I'm enjoying the fact that I have time to do things like reading and running errands - something I wasn't able to do before because of my job. Right now my son is getting some rashes on his skin that come and go within an hour and we're systematically trying to figure out why. 2-3 times day, they appear and disappear, they look like large mosquito bites. (Regular Dr. appt scheduled for Monday). Is it something he's eating? Is it dust in our appt? Is it the carpet? Is it little bug bites?  If this happened several months ago while I was working, I would tell my wife, "I'm busy, can you figure out what it is?"  Now, it's my job to figure it out. So, now I'm conducting a mini-investigation, looking for clues. I'm taking this opportunity to really clean our place and shampoo the carpet. I think in the past, I was using my job as an excuse to be irresponsible in a lot of other areas of my life, but now I have no excuse.  So being more disciplined in things like reading the Bible, cleaning, etc. And of course, still really happy to be watching live soccer in the afternoon. (Liverpool 4-1 Chelsea today).

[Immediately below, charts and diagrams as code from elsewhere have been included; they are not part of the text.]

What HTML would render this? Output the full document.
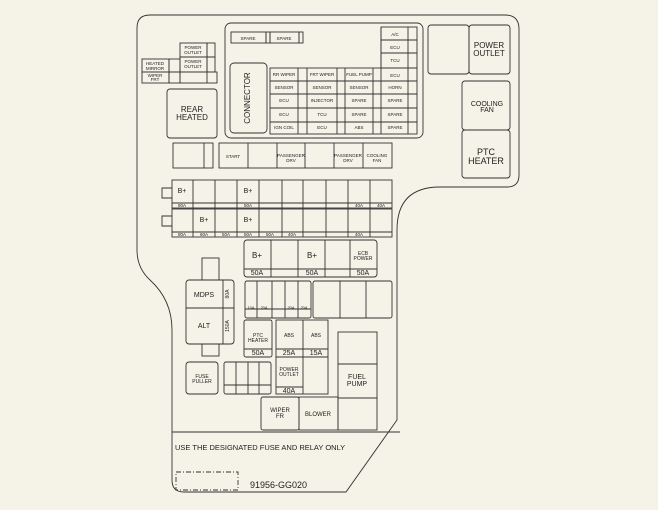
<!DOCTYPE html>
<html><head><meta charset="utf-8"><style>
html,body{margin:0;padding:0;background:#f5f2e7;}
svg{display:block}
text{font-family:"Liberation Sans",sans-serif;fill:#222;}
</style></head><body>
<svg width="658" height="510" viewBox="0 0 658 510" xmlns="http://www.w3.org/2000/svg">
<rect width="658" height="510" fill="#f5f2e7"/>
<g fill="none" stroke="#333" stroke-width="0.9">
<path d="M150,15 H505 Q519,15 519,29 V175 Q519,187 507,187 H440 Q397,187 397,230 V420 L346,492 H184 Q172,492 172,480 V330 Q172,300 150,280 Q137,268 137,250 V28 Q137,15 150,15 Z"/>
<line x1="172" y1="432" x2="400" y2="432"/>
<rect x="176" y="472" width="62" height="18" stroke-dasharray="5,2,1,2"/>
<rect x="225" y="23" width="198" height="115" rx="6"/>
<rect x="231" y="32" width="35" height="11"/><rect x="266" y="32" width="4" height="11"/>
<rect x="270" y="32" width="29" height="11"/><rect x="299" y="32" width="4" height="11"/>
<rect x="230" y="63" width="37" height="70" rx="4"/>
<rect x="270" y="68" width="147" height="66"/>
<path d="M270,81H417M270,94H417M270,108H417M270,122H417M298,68V134M307,68V134M337,68V134M345,68V134M373,68V134M381,27V134M408,27V134"/>
<rect x="381" y="27" width="36" height="41"/><path d="M381,40H417M381,53H417"/>
<rect x="428" y="25" width="41" height="49" rx="3"/><rect x="469" y="25" width="41" height="49" rx="3"/>
<rect x="462" y="81" width="48" height="49" rx="3"/><rect x="462" y="130" width="48" height="48" rx="3"/>
<rect x="180" y="43" width="27" height="14"/><rect x="207" y="43" width="8" height="14"/>
<rect x="180" y="57" width="27" height="15"/><rect x="207" y="57" width="8" height="15"/>
<rect x="142" y="59" width="27" height="13"/><rect x="169" y="59" width="11" height="13"/>
<rect x="142" y="72" width="27" height="11"/><rect x="169" y="72" width="11" height="11"/>
<rect x="180" y="72" width="37" height="11"/><line x1="207" y1="72" x2="207" y2="83"/>
<rect x="167" y="89" width="50" height="49" rx="3"/>
<rect x="173" y="143" width="40" height="25"/><line x1="204" y1="143" x2="204" y2="168"/>
<rect x="219" y="143" width="173" height="25"/>
<path d="M248,143V168M277,143V168M305,143V168M334,143V168M363,143V168"/>
<rect x="172" y="180" width="220" height="28"/><line x1="172" y1="203" x2="392" y2="203"/>
<rect x="172" y="209" width="220" height="28"/><line x1="172" y1="232" x2="392" y2="232"/>
<path d="M193,180V237M215,180V237M237,180V237M259,180V237M282,180V237M303,180V237M326,180V237M348,180V237M370,180V237"/>
<path d="M172,188H162V198H172M172,216H162V226H172"/>
<rect x="244" y="240" width="133" height="37" rx="3"/><line x1="244" y1="269" x2="377" y2="269"/>
<path d="M271,240V277M298,240V277M325,240V277M350,240V277"/>
<rect x="186" y="280" width="48" height="64" rx="3"/><path d="M223,280V344M186,308H234"/>
<rect x="202" y="258" width="17" height="22"/><rect x="202" y="344" width="17" height="12"/>
<rect x="245" y="281" width="66" height="37" rx="2"/><line x1="245" y1="309" x2="311" y2="309"/>
<path d="M257,281V318M272,281V318M285,281V318M298,281V318"/>
<rect x="313" y="281" width="79" height="37" rx="2"/><path d="M340,281V318M366,281V318"/>
<rect x="244" y="320" width="28" height="37" rx="2"/><line x1="244" y1="349" x2="272" y2="349"/>
<rect x="276" y="320" width="52" height="37"/><path d="M303,320V357M276,349H328"/>
<rect x="276" y="357" width="52" height="37"/><path d="M303,357V394M276,387H303"/>
<rect x="186" y="362" width="32" height="32" rx="3"/>
<rect x="224" y="362" width="47" height="32" rx="2"/><path d="M236,362V394M248,362V394M259,362V394M224,385H271"/>
<rect x="338" y="332" width="39" height="32"/><rect x="338" y="364" width="39" height="34"/>
<rect x="261" y="397" width="38" height="33" rx="2"/><rect x="299" y="397" width="39" height="33"/><rect x="338" y="398" width="39" height="32"/>
</g>
<g font-size="4.5" text-anchor="middle">
<text x="248" y="40">SPARE</text><text x="284" y="40">SPARE</text>
<text x="248" y="100" font-size="8" transform="rotate(-90 248 98)">CONNECTOR</text>
<text x="284" y="76">RR WIPER</text><text x="322" y="76">FRT WIPER</text><text x="359" y="76">FUEL PUMP</text><text x="395" y="77">ECU</text>
<text x="284" y="89">SENSOR</text><text x="322" y="89">SENSOR</text><text x="359" y="89">SENSOR</text><text x="395" y="89">HORN</text>
<text x="284" y="102">ECU</text><text x="322" y="102">INJECTOR</text><text x="359" y="102">SPARE</text><text x="395" y="102">SPARE</text>
<text x="284" y="116">ECU</text><text x="322" y="116">TCU</text><text x="359" y="116">SPARE</text><text x="395" y="116">SPARE</text>
<text x="284" y="129">IGN COIL</text><text x="322" y="129">ECU</text><text x="359" y="129">ABS</text><text x="395" y="129">SPARE</text>
<text x="395" y="36">A/C</text><text x="395" y="49">ECU</text><text x="395" y="62">TCU</text>
<text x="193" y="49">POWER</text><text x="193" y="54">OUTLET</text><text x="193" y="63">POWER</text><text x="193" y="68">OUTLET</text>
<text x="155" y="65">HEATED</text><text x="155" y="70">MIRROR</text><text x="155" y="77">WIPER</text><text x="155" y="81">FRT</text>
<text x="233" y="158">START</text><text x="291" y="157">PASSENGER</text><text x="291" y="162">DRV</text><text x="348" y="157">PASSENGER</text><text x="348" y="162">DRV</text><text x="377" y="157">COOLING</text><text x="377" y="162">FAN</text>
<text x="182" y="207">80A</text><text x="248" y="207">50A</text><text x="359" y="207">40A</text><text x="381" y="207">40A</text>
<text x="182" y="236">80A</text><text x="204" y="236">60A</text><text x="226" y="236">50A</text><text x="248" y="236">50A</text><text x="270" y="236">50A</text><text x="292" y="236">40A</text><text x="359" y="236">40A</text>
<text x="182" y="193" font-size="7">B+</text><text x="204" y="222" font-size="7">B+</text><text x="248" y="193" font-size="7">B+</text><text x="248" y="222" font-size="7">B+</text>
</g>
<g text-anchor="middle">
<text x="257" y="258" font-size="8">B+</text><text x="312" y="258" font-size="8">B+</text><text x="363" y="255" font-size="5">ECB</text><text x="363" y="260" font-size="5">POWER</text>
<text x="257" y="275" font-size="7">50A</text><text x="312" y="275" font-size="7">50A</text><text x="363" y="275" font-size="7">50A</text>
<text x="204" y="297" font-size="7">MDPS</text><text x="204" y="328" font-size="7">ALT</text>
<text x="229" y="294" font-size="5" transform="rotate(-90 229 294)">80A</text><text x="229" y="326" font-size="5" transform="rotate(-90 229 326)">150A</text>
<text x="258" y="337" font-size="5">PTC</text><text x="258" y="342" font-size="5">HEATER</text><text x="258" y="355" font-size="7">50A</text>
<text x="289" y="337" font-size="5">ABS</text><text x="316" y="337" font-size="5">ABS</text>
<text x="289" y="355" font-size="7">25A</text><text x="316" y="355" font-size="7">15A</text>
<text x="289" y="371" font-size="5">POWER</text><text x="289" y="376" font-size="5">OUTLET</text><text x="289" y="393" font-size="7">40A</text>
<text x="202" y="378" font-size="5">FUSE</text><text x="202" y="383" font-size="5">PULLER</text>
<text x="357" y="379" font-size="7">FUEL</text><text x="357" y="386" font-size="7">PUMP</text>
<text x="280" y="412" font-size="6">WIPER</text><text x="280" y="418" font-size="6">FR</text><text x="318" y="416" font-size="6">BLOWER</text>
<text x="192" y="112" font-size="8">REAR</text><text x="192" y="120" font-size="8">HEATED</text>
<text x="489" y="48" font-size="8">POWER</text><text x="489" y="56" font-size="8">OUTLET</text>
<text x="487" y="106" font-size="7">COOLING</text><text x="487" y="112" font-size="7">FAN</text>
<text x="486" y="155" font-size="9">PTC</text><text x="486" y="164" font-size="9">HEATER</text>
<text x="251" y="309" font-size="4">10A</text><text x="264" y="309" font-size="4">20A</text><text x="291" y="309" font-size="4">20A</text><text x="304" y="309" font-size="4">20A</text>
</g>
<text x="175" y="450" font-size="7.5">USE THE DESIGNATED FUSE AND RELAY ONLY</text>
<text x="250" y="488" font-size="9">91956-GG020</text>
</svg>
</body></html>
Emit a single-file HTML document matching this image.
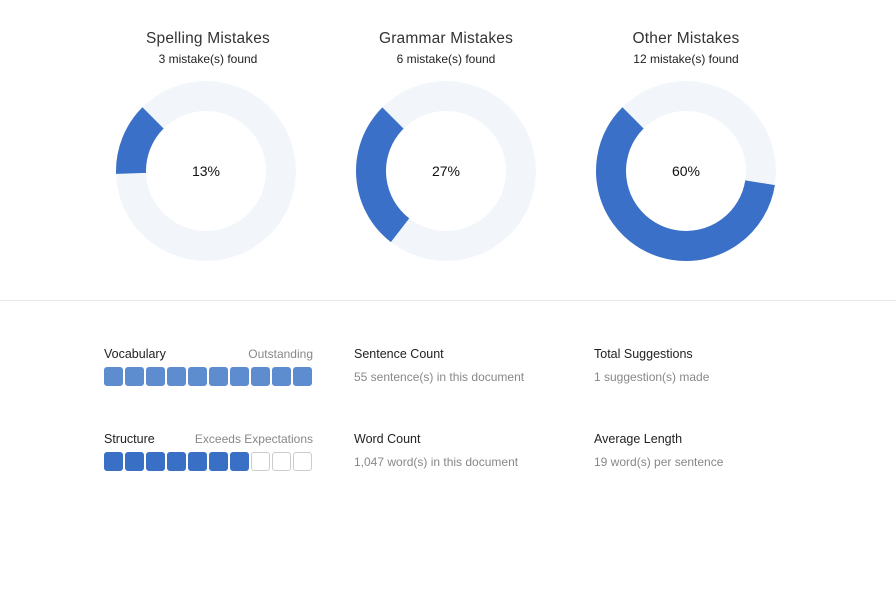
<!DOCTYPE html>
<html><head><meta charset="utf-8"><style>
body{margin:0;width:896px;height:606px;background:#fff;font-family:"Liberation Sans",sans-serif;position:relative;overflow:hidden}
.t{position:absolute;width:240px;text-align:center;color:#333}
.h{font-size:15.5px;top:30px;letter-spacing:0.2px}
.s{font-size:12px;top:52px;color:#222}
.lab{position:absolute;font-size:12.5px;color:#222}
.sub{position:absolute;font-size:12px;color:#888}
.boxes{position:absolute;left:104px;display:flex;gap:2px}
.boxes div{width:17px;height:17px;border:1px solid;border-radius:3px}
</style></head><body>
<div class="t h" style="left:88px">Spelling Mistakes</div>
<div class="t s" style="left:88px">3 mistake(s) found</div>
<div class="t h" style="left:326px">Grammar Mistakes</div>
<div class="t s" style="left:326px">6 mistake(s) found</div>
<div class="t h" style="left:566px">Other Mistakes</div>
<div class="t s" style="left:566px">12 mistake(s) found</div>
<svg width="896" height="300" style="position:absolute;left:0;top:0">
<g fill="none" stroke-width="30">
<circle cx="206" cy="171" r="75" stroke="#f2f6fb"/>
<circle cx="206" cy="171" r="75" stroke="#3a70c7" stroke-dasharray="61.3 500" transform="rotate(178.2 206 171)"/>
<circle cx="446" cy="171" r="75" stroke="#f2f6fb"/>
<circle cx="446" cy="171" r="75" stroke="#3a70c7" stroke-dasharray="127.2 500" transform="rotate(127.8 446 171)"/>
<circle cx="686" cy="171" r="75" stroke="#f2f6fb"/>
<circle cx="686" cy="171" r="75" stroke="#3a70c7" stroke-dasharray="282.7 500" transform="rotate(9 686 171)"/>
</g>
<g font-family="Liberation Sans" font-size="14" text-anchor="middle" fill="#111">
<text x="206" y="176">13%</text><text x="446" y="176">27%</text><text x="686" y="176">60%</text>
</g>
</svg>
<div style="position:absolute;left:0;top:300px;width:896px;height:1px;background:#e8e8e8"></div>

<div class="lab" style="left:104px;top:347px">Vocabulary</div>
<div class="sub" style="left:200px;width:113px;text-align:right;top:347px">Outstanding</div>
<div class="boxes" style="top:367px">
<div style="background:#5d8ccf;border-color:#5d8ccf"></div><div style="background:#5d8ccf;border-color:#5d8ccf"></div><div style="background:#5d8ccf;border-color:#5d8ccf"></div><div style="background:#5d8ccf;border-color:#5d8ccf"></div><div style="background:#5d8ccf;border-color:#5d8ccf"></div><div style="background:#5d8ccf;border-color:#5d8ccf"></div><div style="background:#5d8ccf;border-color:#5d8ccf"></div><div style="background:#5d8ccf;border-color:#5d8ccf"></div><div style="background:#5d8ccf;border-color:#5d8ccf"></div><div style="background:#5d8ccf;border-color:#5d8ccf"></div>
</div>
<div class="lab" style="left:104px;top:432px">Structure</div>
<div class="sub" style="left:150px;width:163px;text-align:right;top:432px">Exceeds Expectations</div>
<div class="boxes" style="top:452px">
<div style="background:#3a6fc6;border-color:#3a6fc6"></div><div style="background:#3a6fc6;border-color:#3a6fc6"></div><div style="background:#3a6fc6;border-color:#3a6fc6"></div><div style="background:#3a6fc6;border-color:#3a6fc6"></div><div style="background:#3a6fc6;border-color:#3a6fc6"></div><div style="background:#3a6fc6;border-color:#3a6fc6"></div><div style="background:#3a6fc6;border-color:#3a6fc6"></div><div style="background:#fff;border-color:#ccc"></div><div style="background:#fff;border-color:#ccc"></div><div style="background:#fff;border-color:#ccc"></div>
</div>

<div class="lab" style="left:354px;top:347px">Sentence Count</div>
<div class="sub" style="left:354px;top:370px">55 sentence(s) in this document</div>
<div class="lab" style="left:354px;top:432px">Word Count</div>
<div class="sub" style="left:354px;top:455px">1,047 word(s) in this document</div>
<div class="lab" style="left:594px;top:347px">Total Suggestions</div>
<div class="sub" style="left:594px;top:370px">1 suggestion(s) made</div>
<div class="lab" style="left:594px;top:432px">Average Length</div>
<div class="sub" style="left:594px;top:455px">19 word(s) per sentence</div>
</body></html>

I've turned into one of these guys above. I spent part of today strollering my son around the city, going to the bank, buying stuff at Bed Bath and Beyond. I probably look like one of these guys. I notice the other guys with strollers sans woman. No judging from me.  I'm looking forward to watching this movie. Not in the theater, of course.  Because I'm one of those guys above - no way to go to the movie theater. Will wait until it comes out on Apple TV.